A nation begins as it intends to continue.  Israel has suffered 65 years of warfare, 65 years has it been threatened with annihilation and yes it remains militarily, the most powerful nation state in the Near-East.  But the military threat remains and it has created, by necessity, a militant nation which must continuously remain vigilant against the threats to democracy and civil liberties that a militant society will encourage as a by-product of its survival in a hostile environment.

It is something that has skewered Israeli political as well as moral thinking. In Israel full equality exists in law but not in practice, just as it does not exist in practice in any other country.  There exists full integration in most facets of Israeli life with one exception – and that is religious communities of all faiths.  All the faith communities remain segregated and they choose to remain so – it is Israel's greatest challenge and its most difficult battle yet to be fought – It remains the most significant  impediment to  Israeli tolerance within national life.

The barriers that exist are equally entrenched throughout all the religious communities in displaying universal opposition to religious assimilation. 

One of the biggest barriers is that Judaism has no outgoing contemporary experience of proselytising.  Non-Jewish minorities in Israel have aggressive and long established missionary activities and if they are not now engaged in such activities it is because delegitimisation is another form of denial that works to undermine the essential equality of Israel’s majority Jewish population.  Prejudice keeps disparate religious communities apart as each safeguard's its own theological or ideological position and is a wholly negative response that is intended to prevent people from seeking ways to live alongside of each other, peacefully; to integrate or even to assimilate a new national identity.

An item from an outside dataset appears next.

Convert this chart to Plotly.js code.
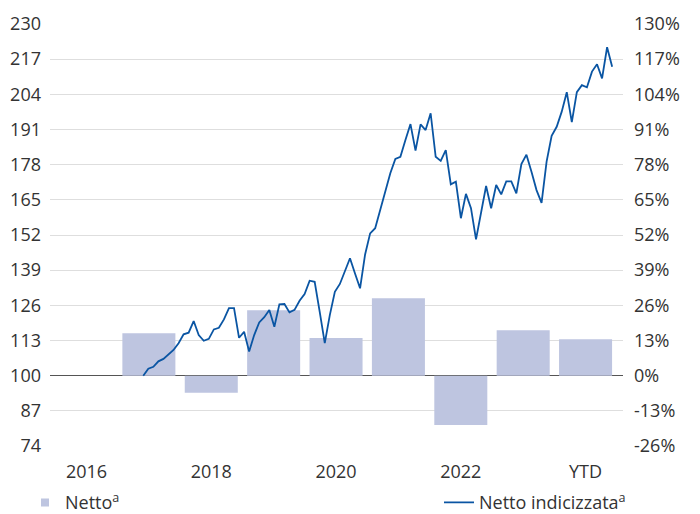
<!DOCTYPE html>
<html>
<head>
<meta charset="utf-8">
<script src="https://cdn.plot.ly/plotly-3.0.1.min.js"></script>
<style>html,body{margin:0;padding:0;background:#fff;}#chart{width:700px;height:514px;}</style>
</head>
<body>
<div id="chart"></div>
<script>
// ---- data ----
const categories = ['2016','2017','2018','2019','2020','2021','2022','2023','YTD'];
const nettoPct = [null, 15.7, -6.3, 24.2, 13.9, 28.6, -18.2, 16.8, 13.5];
const nettoIndex = [
  100.0, 102.6, 103.3, 105.3, 106.2, 107.8, 109.5, 112.0, 115.3, 115.9,
  120.2, 115.0, 112.9, 113.6, 117.1, 117.7, 120.8, 125.0, 125.0, 114.0,
  116.2, 108.9, 115.0, 119.7, 121.6, 124.3, 118.1, 126.4, 126.5, 123.4,
  124.3, 127.7, 130.2, 135.1, 134.7, 123.6, 112.0, 122.4, 131.0, 133.9,
  138.4, 143.4, 137.8, 132.3, 144.8, 152.6, 154.5, 161.2, 167.4, 174.8,
  180.1, 180.9, 187.1, 193.0, 183.2, 192.9, 190.8, 197.0, 180.9, 179.4,
  183.4, 170.7, 171.7, 158.2, 167.2, 161.9, 150.4, 160.0, 170.1, 161.9,
  170.5, 167.0, 171.8, 171.8, 167.4, 178.2, 181.7, 175.4, 168.6, 163.9,
  179.1, 188.7, 192.0, 197.6, 204.8, 193.7, 204.8, 207.4, 206.6, 212.4,
  215.1, 209.9, 221.4, 214.2
];
// time positions of the indexed series, in category units (start of series .. last observation)
const seriesStartPos = 0.91;
const seriesEndPos = 8.426;
const indexTicks = [74, 87, 100, 113, 126, 139, 152, 165, 178, 191, 204, 217, 230];
const pctTicks = [-26, -13, 0, 13, 26, 39, 52, 65, 78, 91, 104, 117, 130];
const pctTickText = pctTicks.map(v => v + '%');

const step = (seriesEndPos - seriesStartPos) / (nettoIndex.length - 1);
const lineX = nettoIndex.map((_, i) => seriesStartPos + i * step);

const barColor = '#bec5e0';
const lineColor = '#0a55a3';
const textColor = '#333333';
const font = {family: '"Open Sans", "Noto Sans", sans-serif', size: 18, color: textColor};
const xRange = [-0.585, 8.6];

const traces = [
  {
    type: 'bar', name: 'Netto<sup>a</sup>', showlegend: false,
    x: categories, y: nettoPct,
    xaxis: 'x', yaxis: 'y',
    marker: {color: barColor, line: {width: 0}},
    hoverinfo: 'x+y'
  },
  {
    // legend key for the bars (small square, as in the reference)
    type: 'scatter', mode: 'markers', name: 'Netto<sup>a</sup>',
    x: [null], y: [null], xaxis: 'x', yaxis: 'y', legend: 'legend',
    marker: {symbol: 'square', size: 8, color: barColor}
  },
  {
    type: 'scatter', mode: 'lines', name: 'Netto indicizzata<sup>a</sup>',
    x: lineX, y: nettoIndex,
    xaxis: 'x2', yaxis: 'y2', legend: 'legend2',
    line: {color: lineColor, width: 1.8}
  }
];

const legendBase = {
  orientation: 'h', xref: 'container', yref: 'container',
  y: 0.022, xanchor: 'left', yanchor: 'middle',
  font: font, bgcolor: 'rgba(0,0,0,0)'
};

const layout = {
  width: 700, height: 514,
  margin: {l: 50, r: 77, t: 24, b: 68},
  paper_bgcolor: '#fff', plot_bgcolor: '#fff',
  font: font,
  showlegend: true,
  bargap: 0.15,
  xaxis: {
    type: 'category', range: xRange, dtick: 2, tick0: 0,
    showgrid: false, zeroline: false, showline: false, ticks: '',
    ticklabelstandoff: 13, tickfont: font, fixedrange: true
  },
  xaxis2: {
    type: 'linear', range: xRange, overlaying: 'x', anchor: 'y2',
    visible: false, fixedrange: true
  },
  yaxis: {
    range: [-26, 130], tickvals: pctTicks, ticktext: pctTickText, side: 'right',
    showgrid: true, gridcolor: '#dedede', gridwidth: 1,
    zeroline: true, zerolinecolor: '#555555', zerolinewidth: 1.6,
    showline: false, ticks: '', ticklabelstandoff: 10, tickfont: font, fixedrange: true
  },
  yaxis2: {
    range: [74, 230], tickvals: indexTicks, side: 'left', overlaying: 'y', anchor: 'x2',
    showgrid: false, zeroline: false, showline: false, ticks: '',
    ticklabelstandoff: 8, tickfont: font, fixedrange: true
  },
  legend: Object.assign({}, legendBase, {x: 25 / 700}),
  legend2: Object.assign({}, legendBase, {x: 439 / 700})
};

Plotly.newPlot('chart', traces, layout, {displayModeBar: false, staticPlot: true});
</script>
</body>
</html>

European and Arab (Mizrahi) Jews have a greater than 50 per cent rate of intermarriage, but Arab and Jew?  This must be the area of greatest attention in the 21st Century.

Egypt and Turkey lead traditional, racist societies.  Any tolerance they feign has been historically dependent on a strictly enforced Islamic hierarchy and an institutionalised hierarchic inferiority imposed on their minority populations.  It is not that their societies have become more bigoted.  Severe economic problems combined with well organised, inherently violent religious groups (the Muslim Brotherhood and Salafists) have contributed towards a consequent lack of physical security.  These were already weak and dysfunctional societies.

Morsi and Erdogan both proudly display their racism and their ethnic hatred as essential elements of their national identities. No excuse, diplomatically delivered, can provide a defence for the original sin of Turkish and Egyptian national endeavours.

Prime Minister Netanyahu would be wise to remember this point when he negotiates with one of our existential enemies.

You really do start as you intend to continue.

Americans and Israelis seem to have forgotten that point.